Moshe came to recognize and identify with the pain and suffering of his fellow Jews.
To feel. To empathize. To act.
When young people are asked today, How will you know when you are “grown up”? they answer with superficial markers that note how their lives have changed. They are sore from not being active, they plan a day to recover from a vacation, they don’t sleep because of a baby in the house, they have a job. How profoundly they miss the mark of what it means to va’yigdal!
When we talk about growing, we focus not on the physical growth of a child to adulthood but the spiritual, psychological and emotional sense of what it means to va’yigdal. It is the reason that, at a baby’s bris, we pray, “…this little one, may he grow great (gadol).” We want him to realize his potential as a human being, just as Moshe did. Now, as an infant, “…you are small (katan)…” self-centered. You are totally dependent on others to exist. But in the future, you will be responsible not just for yourself, but hopefully for others as well. This is what we mean when we pray to “become gadol.”

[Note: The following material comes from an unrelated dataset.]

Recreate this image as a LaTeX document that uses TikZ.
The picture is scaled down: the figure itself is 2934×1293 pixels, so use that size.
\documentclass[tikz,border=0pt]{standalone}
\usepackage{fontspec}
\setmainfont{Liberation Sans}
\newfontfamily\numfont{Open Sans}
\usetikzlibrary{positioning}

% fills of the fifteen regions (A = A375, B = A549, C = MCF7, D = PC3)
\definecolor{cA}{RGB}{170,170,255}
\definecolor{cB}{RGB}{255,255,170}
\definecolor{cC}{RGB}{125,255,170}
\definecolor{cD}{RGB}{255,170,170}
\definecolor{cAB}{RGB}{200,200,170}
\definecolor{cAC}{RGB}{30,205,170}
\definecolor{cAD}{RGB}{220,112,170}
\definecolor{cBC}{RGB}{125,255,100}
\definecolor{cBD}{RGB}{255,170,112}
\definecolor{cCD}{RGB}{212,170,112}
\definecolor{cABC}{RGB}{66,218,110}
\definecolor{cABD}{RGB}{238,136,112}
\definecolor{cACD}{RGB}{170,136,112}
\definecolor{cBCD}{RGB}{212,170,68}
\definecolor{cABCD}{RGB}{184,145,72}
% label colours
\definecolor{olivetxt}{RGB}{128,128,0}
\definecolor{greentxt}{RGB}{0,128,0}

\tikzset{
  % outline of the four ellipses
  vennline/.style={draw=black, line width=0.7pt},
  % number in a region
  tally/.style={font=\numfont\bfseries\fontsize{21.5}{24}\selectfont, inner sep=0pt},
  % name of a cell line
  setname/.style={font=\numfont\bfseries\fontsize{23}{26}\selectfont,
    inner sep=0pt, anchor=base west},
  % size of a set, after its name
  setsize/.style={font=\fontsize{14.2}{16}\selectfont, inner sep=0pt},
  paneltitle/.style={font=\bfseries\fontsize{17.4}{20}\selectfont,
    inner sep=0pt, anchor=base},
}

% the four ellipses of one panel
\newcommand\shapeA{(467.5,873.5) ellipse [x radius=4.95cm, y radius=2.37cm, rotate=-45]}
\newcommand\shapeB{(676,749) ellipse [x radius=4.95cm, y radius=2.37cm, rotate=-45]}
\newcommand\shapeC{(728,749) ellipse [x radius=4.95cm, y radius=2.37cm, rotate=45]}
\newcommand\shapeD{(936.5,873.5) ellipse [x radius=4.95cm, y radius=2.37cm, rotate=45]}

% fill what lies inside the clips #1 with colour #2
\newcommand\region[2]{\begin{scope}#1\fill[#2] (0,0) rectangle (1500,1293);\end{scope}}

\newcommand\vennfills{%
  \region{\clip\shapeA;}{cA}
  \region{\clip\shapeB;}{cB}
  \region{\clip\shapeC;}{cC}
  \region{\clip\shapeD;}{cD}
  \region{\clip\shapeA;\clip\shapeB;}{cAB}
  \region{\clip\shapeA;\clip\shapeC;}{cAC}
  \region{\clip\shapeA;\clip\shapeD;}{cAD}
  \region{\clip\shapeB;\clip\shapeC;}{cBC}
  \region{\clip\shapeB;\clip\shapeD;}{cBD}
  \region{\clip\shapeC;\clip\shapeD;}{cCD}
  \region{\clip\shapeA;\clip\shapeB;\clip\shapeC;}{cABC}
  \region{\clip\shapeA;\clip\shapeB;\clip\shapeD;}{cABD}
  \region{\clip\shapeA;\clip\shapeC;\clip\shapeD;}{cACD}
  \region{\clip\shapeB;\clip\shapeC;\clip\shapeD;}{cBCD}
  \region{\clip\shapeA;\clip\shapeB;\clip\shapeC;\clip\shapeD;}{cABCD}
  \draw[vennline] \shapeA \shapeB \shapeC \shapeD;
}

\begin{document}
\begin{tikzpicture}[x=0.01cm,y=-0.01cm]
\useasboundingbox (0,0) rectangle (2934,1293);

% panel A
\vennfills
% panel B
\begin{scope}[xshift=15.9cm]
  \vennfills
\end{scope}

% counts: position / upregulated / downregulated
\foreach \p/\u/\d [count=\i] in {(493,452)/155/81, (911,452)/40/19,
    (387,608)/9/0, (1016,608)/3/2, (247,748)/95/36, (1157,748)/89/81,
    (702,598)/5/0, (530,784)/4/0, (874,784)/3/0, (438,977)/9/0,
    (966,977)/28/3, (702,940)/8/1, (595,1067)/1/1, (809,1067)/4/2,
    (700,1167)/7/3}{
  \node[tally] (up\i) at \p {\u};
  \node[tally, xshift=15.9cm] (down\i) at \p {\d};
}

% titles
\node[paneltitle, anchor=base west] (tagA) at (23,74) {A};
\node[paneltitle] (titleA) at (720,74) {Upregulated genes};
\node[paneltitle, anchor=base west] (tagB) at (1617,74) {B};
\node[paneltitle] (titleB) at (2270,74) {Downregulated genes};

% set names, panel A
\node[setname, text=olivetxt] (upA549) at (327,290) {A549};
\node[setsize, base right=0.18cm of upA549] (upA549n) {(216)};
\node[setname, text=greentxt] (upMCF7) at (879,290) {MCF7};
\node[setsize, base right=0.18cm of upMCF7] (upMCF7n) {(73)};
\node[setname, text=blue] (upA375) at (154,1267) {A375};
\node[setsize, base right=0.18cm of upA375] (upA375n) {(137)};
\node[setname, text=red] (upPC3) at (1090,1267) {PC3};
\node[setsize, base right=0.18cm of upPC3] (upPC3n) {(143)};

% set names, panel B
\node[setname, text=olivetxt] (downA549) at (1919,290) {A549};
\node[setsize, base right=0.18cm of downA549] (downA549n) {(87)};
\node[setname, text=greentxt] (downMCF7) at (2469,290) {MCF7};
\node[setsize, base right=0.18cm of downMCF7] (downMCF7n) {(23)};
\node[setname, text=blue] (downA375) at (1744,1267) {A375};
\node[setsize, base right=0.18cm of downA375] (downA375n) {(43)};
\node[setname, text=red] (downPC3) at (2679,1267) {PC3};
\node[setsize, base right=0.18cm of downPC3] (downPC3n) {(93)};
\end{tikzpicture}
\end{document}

While not determined by birth, to have a child realize his or her potential demands exceptional parenting. When Rav Moshe Feinstein probed deeper into Moshe’s sparse birth announcement, he reasoned that there may have been a good reason for omitting the names of Moshe’s parents in parashat Shemot but why does the Torah record that “Amram married his aunt Yocheved, and she bore him Aaron and Moshe” in Parashat Vaeira?

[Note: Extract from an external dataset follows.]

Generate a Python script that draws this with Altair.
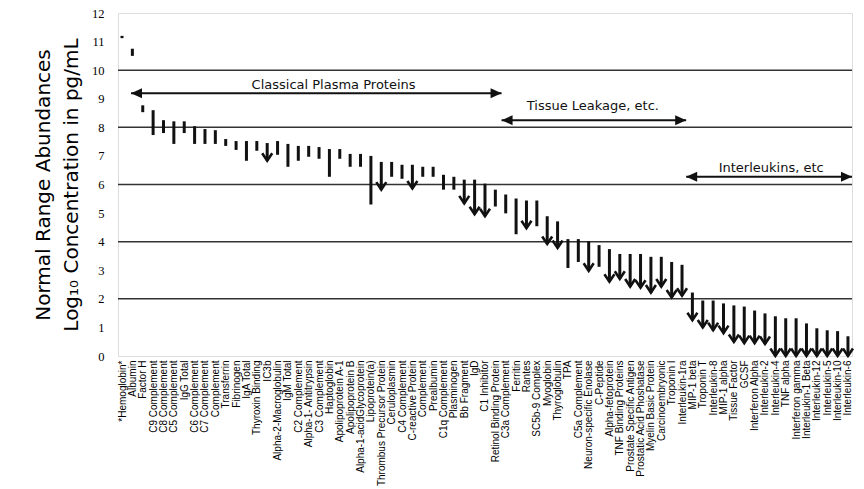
import json
import altair as alt
import pandas as pd

names = [
    "*Hemoglobin*", "Albumin", "Factor H", "C9 Complement", "C8 Complement",
    "C5 Complement", "IgG Total", "C6 Complement", "C7 Complement", "Complement",
    "Transferrin", "Fibrinogen", "IgA Total", "Thyroxin Binding", "IC3b",
    "Alpha-2-Macroglobulin", "IgM Total", "C2 Complement", "Alpha-1- Antitrypsin",
    "C3 Complement", "Haptoglobin", "Apolipoprotein A-1", "Apolipoprotein B",
    "Alpha-1-acidGlycoprotein", "Lipoprotein(a)", "Thrombus Precursor Protein",
    "Ceruloplasmin", "C4 Complement", "C-reactive Protein", "Complement",
    "Prealbumin", "C1q Complement", "Plasminogen", "Bb Fragment", "IgD",
    "C1 Inhibitor", "Retinol Binding Protein", "C3a Complement", "Ferritin",
    "Rantes", "SC5b-9 Complex", "Myoglobin", "Thyroglobulin", "TPA",
    "C5a Complement", "Neuron-specific Enolase", "C-Peptide", "Alpha-fetoprotein",
    "TNF Binding Proteins", "Prostate Specific Antigen", "Prostatic Acid Phoshatase",
    "Myelin Basic Protein", "Carcinoembryonic", "Troponin I", "Interleukin-1ra",
    "MIP-1 beta", "Troponin T", "Interleukin-8", "MIP-1 alpha", "Tissue Factor",
    "GCSF", "Interferon Alpha", "Interleukin-2", "Interleukin-4", "TNF alpha",
    "Interferon gamma", "Interleukin-1 Beta", "Interleukin-12", "Interleukin-5",
    "Interleukin-10", "Interleukin-6",
]

tops = [
    11.20, 10.75, 8.77, 8.60, 8.25, 8.21, 8.21, 8.04, 7.94, 7.90,
    7.59, 7.52, 7.52, 7.52, 7.45, 7.52, 7.42, 7.35, 7.35, 7.31,
    7.24, 7.24, 7.07, 7.07, 7.00, 6.79, 6.79, 6.69, 6.69, 6.62,
    6.62, 6.34, 6.27, 6.17, 6.17, 6.03, 5.82, 5.65, 5.51, 5.44,
    5.44, 4.89, 4.71, 4.09, 4.09, 4.02, 3.88, 3.74, 3.57, 3.57,
    3.57, 3.47, 3.47, 3.29, 3.19, 2.22, 1.94, 1.94, 1.84, 1.77,
    1.73, 1.59, 1.49, 1.39, 1.32, 1.32, 1.14, 0.97, 0.90, 0.87,
    0.69,
]

bottoms = [
    11.12, 10.50, 8.53, 7.73, 7.80, 7.42, 7.80, 7.42, 7.42, 7.42,
    7.35, 7.21, 6.83, 7.18, 6.83, 7.04, 6.62, 6.83, 6.97, 6.90,
    6.27, 6.90, 6.62, 6.62, 5.30, 5.82, 6.27, 6.20, 5.86, 6.27,
    6.27, 5.82, 5.82, 5.34, 4.96, 4.89, 5.23, 4.99, 4.26, 4.47,
    4.54, 3.92, 3.78, 3.08, 3.29, 2.98, 3.12, 2.60, 2.70, 2.43,
    2.39, 2.22, 2.43, 2.05, 2.11, 1.25, 1.00, 0.90, 0.80, 0.49,
    0.45, 0.45, 0.42, 0.00, 0.00, 0.00, 0.00, 0.00, 0.00, 0.00,
    0.00,
]

arrows = [
    0, 0, 0, 0, 0, 0, 0, 0, 0, 0,
    0, 0, 0, 0, 1, 0, 0, 0, 0, 0,
    0, 0, 0, 0, 0, 1, 0, 0, 1, 0,
    0, 0, 0, 1, 1, 1, 0, 0, 0, 1,
    0, 1, 1, 0, 0, 1, 0, 1, 1, 1,
    1, 1, 1, 1, 1, 1, 1, 1, 1, 1,
    1, 1, 1, 1, 1, 1, 1, 1, 1, 1,
    1,
]

grid_values = [2, 4, 6, 8, 10]

group_labels = ["Classical Plasma Proteins", "Tissue Leakage, etc.", "Interleukins, etc"]
group_start = [0.87, 36.6, 54.4]
group_end = [36.6, 54.4, 70.39]
group_line_y = [9.19, 8.25, 6.27]
group_text_x = [20.4, 45.4, 62.6]
group_text_y = [9.48, 8.74, 6.56]

df = pd.DataFrame({
    "idx": list(range(len(names))),
    "name": names,
    "top": tops,
    "bottom": bottoms,
    "arrow": arrows,
})
df_arrow = df[df["arrow"] == 1]
df_grid = pd.DataFrame({"g": grid_values})
df_groups = pd.DataFrame({
    "label": group_labels,
    "x0": group_start,
    "x1": group_end,
    "yl": group_line_y,
    "tx": group_text_x,
    "ty": group_text_y,
})

label_expr = "[" + ",".join(json.dumps(n) for n in names) + "][datum.value]"

x_scale = alt.Scale(domain=[-0.386, 70.39], nice=False, zero=False)
y_scale = alt.Scale(domain=[0, 12], nice=False)

x_axis = alt.Axis(
    values=list(range(len(names))), labelExpr=label_expr, labelAngle=-90,
    labelAlign="right", labelBaseline="middle",
    labelFont="Liberation Sans", labelFontSize=10, labelColor="black",
    labelPadding=4, labelOverlap=False, labelBound=False, labelFlush=False,
    ticks=False, domain=False, grid=False, title=None,
)
y_axis = alt.Axis(
    values=list(range(13)), labelFont="Liberation Serif", labelFontSize=12.5,
    labelColor="black", labelPadding=14, ticks=False, domain=False, grid=False,
    title=["Normal Range Abundances", "Log₁₀ Concentration in pg/mL"],
    titleFont="DejaVu Sans", titleFontSize=20, titleFontWeight="normal",
    titleColor="black", titlePadding=10, titleLineHeight=28,
)

def X(field):
    return alt.X(field, type="quantitative", scale=x_scale, axis=x_axis)

def Y(field):
    return alt.Y(field, type="quantitative", scale=y_scale, axis=y_axis)

grid = alt.Chart(df_grid).mark_rule(color="#333333", strokeWidth=1.5).encode(
    y=Y("g")
)

bars = alt.Chart(df).mark_rule(color="#111111", strokeWidth=3).encode(
    x=X("idx"), y=Y("top"), y2="bottom"
)

chevron = "M-1,-1.5L0,0L1,-1.5"
heads = alt.Chart(df_arrow).mark_point(
    shape=chevron, filled=False, size=100, strokeWidth=2.6,
    color="#111111", opacity=1,
).encode(x=X("idx"), y=Y("bottom"))

g_lines = alt.Chart(df_groups).mark_rule(color="#111111", strokeWidth=2).encode(
    x=X("x0"), x2="x1", y=Y("yl")
)
left_tri = alt.Chart(df_groups).mark_point(
    shape="M0,0L2,-0.9L2,0.9Z", filled=True, size=121, color="#111111", opacity=1,
).encode(x=X("x0"), y=Y("yl"))
right_tri = alt.Chart(df_groups).mark_point(
    shape="M0,0L-2,-0.9L-2,0.9Z", filled=True, size=121, color="#111111", opacity=1,
).encode(x=X("x1"), y=Y("yl"))
g_text = alt.Chart(df_groups).mark_text(
    font="DejaVu Sans", fontSize=13, color="#111111", align="center", baseline="middle",
).encode(x=X("tx"), y=Y("ty"), text="label:N")

chart = alt.layer(grid, bars, heads, g_lines, left_tri, right_tri, g_text).properties(
    width=734, height=343,
    autosize=alt.AutoSizeParams(type="none"),
    padding={"left": 110, "top": 5, "right": 4, "bottom": 130},
).configure_view(stroke="#111111", strokeWidth=1.5).configure(background="white")

chart.save("out.html", embed_options={"renderer": "svg", "actions": False})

In this, the Torah speaks to the importance of parenting in raising a child to his or her potential. It takes no particular skill or praise-worthy ability to simply give birth. No more, in fact, than it takes for a child to va’yigdal physically. However, rearing a child, particularly in the midst of a galut, in a secular society and in challenging times, not only deserves but demands high praise and recognition.

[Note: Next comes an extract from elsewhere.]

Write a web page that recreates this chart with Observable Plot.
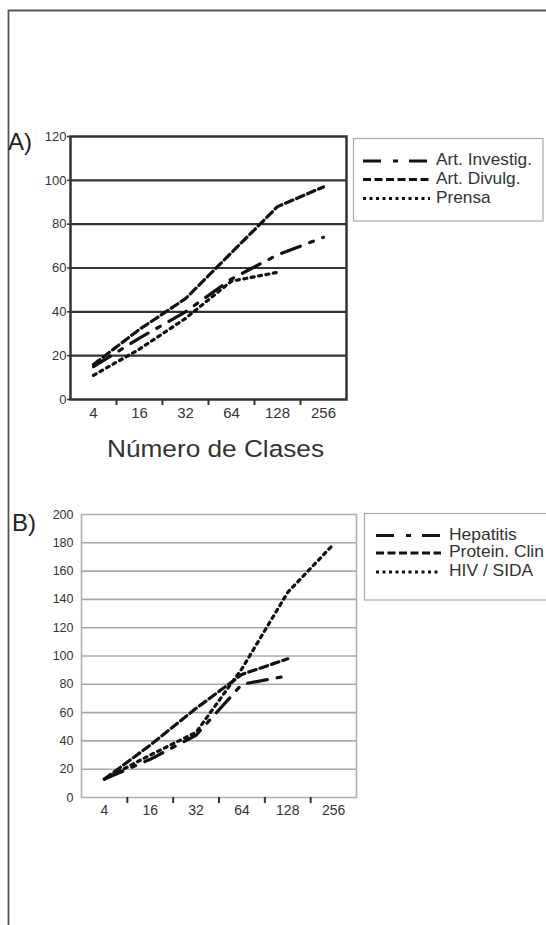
<!DOCTYPE html>
<html><head><meta charset="utf-8">
<script src="https://cdn.jsdelivr.net/npm/d3@7"></script>
<script src="https://cdn.jsdelivr.net/npm/@observablehq/plot@0.6"></script>
<style>
html,body{margin:0;padding:0;background:#fff;}
#page{position:relative;width:546px;height:925px;overflow:hidden;font-family:"Liberation Sans",Arial,sans-serif;color:#333;background:#fff;}
#page svg.plotA,#page svg.plotB{position:absolute;left:0;}
#overlay{position:absolute;left:0;top:0;}
</style></head><body><div id="page"></div>
<script>
// ---- data ----
const categories = ["4","16","32","64","128","256"];

const yTicksA = [0,20,40,60,80,100,120];
const gridA = [20,40,60,80,100];
const seriesA = ["Art. Investig.","Art. Divulg.","Prensa"];
const artInvestig = [15,28,40,55,66,74];
const artDivulg   = [16,32,46,67,88,97];
const prensa      = [11,23,37,54,58];

const yTicksB = [0,20,40,60,80,100,120,140,160,180,200];
const gridB = [20,40,60,80,100,120,140,160,180];
const seriesB = ["Hepatitis","Protein. Clin","HIV / SIDA"];
const hepatitis   = [13,27,44,80,86];
const proteinClin = [13,37,63,87,98];
const hivSida     = [13,30,46,91,145,179];

const dashStyles = ["20,10,4,10","8,4","3,4.5"];
const legendDash = ["18,12,5,11","8,3.5","3,3.5"];

const FONT = '"Liberation Sans", Arial, sans-serif';
const page = document.getElementById("page");

function rows(names, arrays){
  return names.flatMap((n,k)=>arrays[k].map((v,i)=>({series:n, k, i, v})));
}

function chart(o){
  const data = rows(o.names, o.arrays);
  const idx = categories.map((_,i)=>i);
  const bounds = categories.slice(1).map((_,i)=>i+0.5);
  const p = Plot.plot({
    width:546, height:o.height,
    marginLeft:o.mL, marginRight:o.mR, marginTop:o.mT, marginBottom:o.height-o.mT-o.plotH,
    style:{background:"transparent", fontFamily:FONT, color:"#333", overflow:"visible"},
    x:{domain:[-0.5, categories.length-0.5], axis:null},
    y:{domain:o.yDomain, axis:null},
    marks:[
      Plot.ruleY(o.grid, {stroke:o.gridStroke, strokeWidth:o.gridWidth}),
      Plot.frame({stroke:o.frameStroke, strokeWidth:o.frameWidth}),
      Plot.axisY(o.yTicks, {anchor:"left", label:null, tickSize:o.yTickSize, tickPadding:o.yPad, fontSize:o.yFont, strokeWidth:1.5}),
      Plot.axisX(idx, {anchor:"bottom", label:null, tickSize:0, tickPadding:8, fontSize:o.xFont, tickFormat:i=>categories[i]}),
      Plot.axisX(bounds, {anchor:"bottom", label:null, tickSize:6, tickPadding:0, tickFormat:()=>"", strokeWidth:2}),
      ...o.names.map((n,k)=>Plot.line(data.filter(d=>d.k===k), {
        x:"i", y:"v", stroke:"#111", strokeWidth:3.2, strokeDasharray:dashStyles[k], strokeLinejoin:"round"
      }))
    ]
  });
  p.setAttribute("class", o.cls);
  p.style.top = o.top + "px";
  page.appendChild(p);
}

chart({cls:"plotA", top:120, height:310, mL:70, mR:200, mT:16, plotH:263,
  names:seriesA, arrays:[artInvestig, artDivulg, prensa],
  yDomain:[0,120], yTicks:yTicksA, grid:gridA,
  gridStroke:"#333", gridWidth:2.2, frameStroke:"#333", frameWidth:2.5,
  yFont:13, xFont:15, yTickSize:3, yPad:1});

chart({cls:"plotB", top:500, height:330, mL:81, mR:190, mT:14, plotH:283,
  names:seriesB, arrays:[hepatitis, proteinClin, hivSida],
  yDomain:[0,200], yTicks:yTicksB, grid:gridB,
  gridStroke:"#a8a8a8", gridWidth:1.6, frameStroke:"#b0b0b0", frameWidth:1.6,
  yFont:12.5, xFont:14, yTickSize:0, yPad:8});

// ---- overlay: border, panel labels, axis title, legends ----
const svg = d3.select(page).append("svg").attr("id","overlay")
  .attr("width",546).attr("height",925)
  .style("font-family",FONT);

svg.append("path").attr("d","M8.5,925 V10.5 H546")
  .attr("fill","none").attr("stroke","#555").attr("stroke-width",1.8);

svg.append("text").attr("x",8).attr("y",150).attr("font-size",24).attr("fill","#222").text("A)");
svg.append("text").attr("x",12).attr("y",531).attr("font-size",24).attr("fill","#222").text("B)");

svg.append("text").attr("transform","translate(215.5,457) scale(1.07,1)")
  .attr("text-anchor","middle").attr("font-size",24.5).attr("fill","#333").text("Número de Clases");

function legend(o){
  svg.append("rect").attr("x",o.x).attr("y",o.y).attr("width",o.w).attr("height",o.h)
    .attr("fill","#fff").attr("stroke","#aaa").attr("stroke-width",1.2);
  o.names.forEach((n,k)=>{
    const base = o.baselines[k];
    svg.append("line").attr("x1",o.lx1).attr("x2",o.lx2)
      .attr("y1",base-4).attr("y2",base-4)
      .attr("stroke","#111").attr("stroke-width",3.2).attr("stroke-dasharray",legendDash[k]);
    svg.append("text").attr("transform",`translate(${o.tx},${base}) scale(${o.sx},1)`)
      .attr("font-size",o.fs).attr("fill","#333").text(n);
  });
}
legend({x:353.5, y:138.5, w:189.5, h:82.5, names:seriesA, baselines:[165,183.5,202.5],
  lx1:363, lx2:430, tx:436, fs:16, sx:1.08});
legend({x:364.5, y:513.5, w:200, h:86.5, names:seriesB, baselines:[539.5,557,576],
  lx1:376, lx2:441, tx:449, fs:16, sx:1.09});
</script></body></html>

Praise is due to the young person who matures and assumes his or her responsible place as a committed and caring member of an adult Jewish community. How many countless children with fine qualities and great potential are born into Jewish households every year? However, so very many of them never develop and blossom Jewishly. Their gifts and potential is lost, consumed by alien cultures. It is only by having parents who nurture and guide them that children and young people realize their gifts and potential. As it is written in parashat Vaeira , “vayigdal Moshe…” – Moshe grew in both stature and greatness. Rashi explains that it is at this point, finally, that recognition is due to his parents. Not at birth, but now when, as a man, he has realized his potential.
In Hilchot Teshuva, Rambam teaches that it is not predetermined for anyone to be born either righteous or wicked. Rather, free will is bestowed on every human being. If one desires to turn towards the good way and be righteous, he has the power to do so. If one wishes to turn toward the evil way, and be wicked, he is at liberty to do so. Everyone, every newborn has the potential to become a mentsch; special, kind, generous and sensitive. But it takes adults – parents, grandparents, extended family, teachers – to nurture that child and potential. Rambam concludes that, Every human being may become righteous like Moshe our teacher.
And when they do; when they become the “Moshes” they are meant to be, then their parents’ names will be proclaimed – with pride, satisfaction and much-deserved recognition.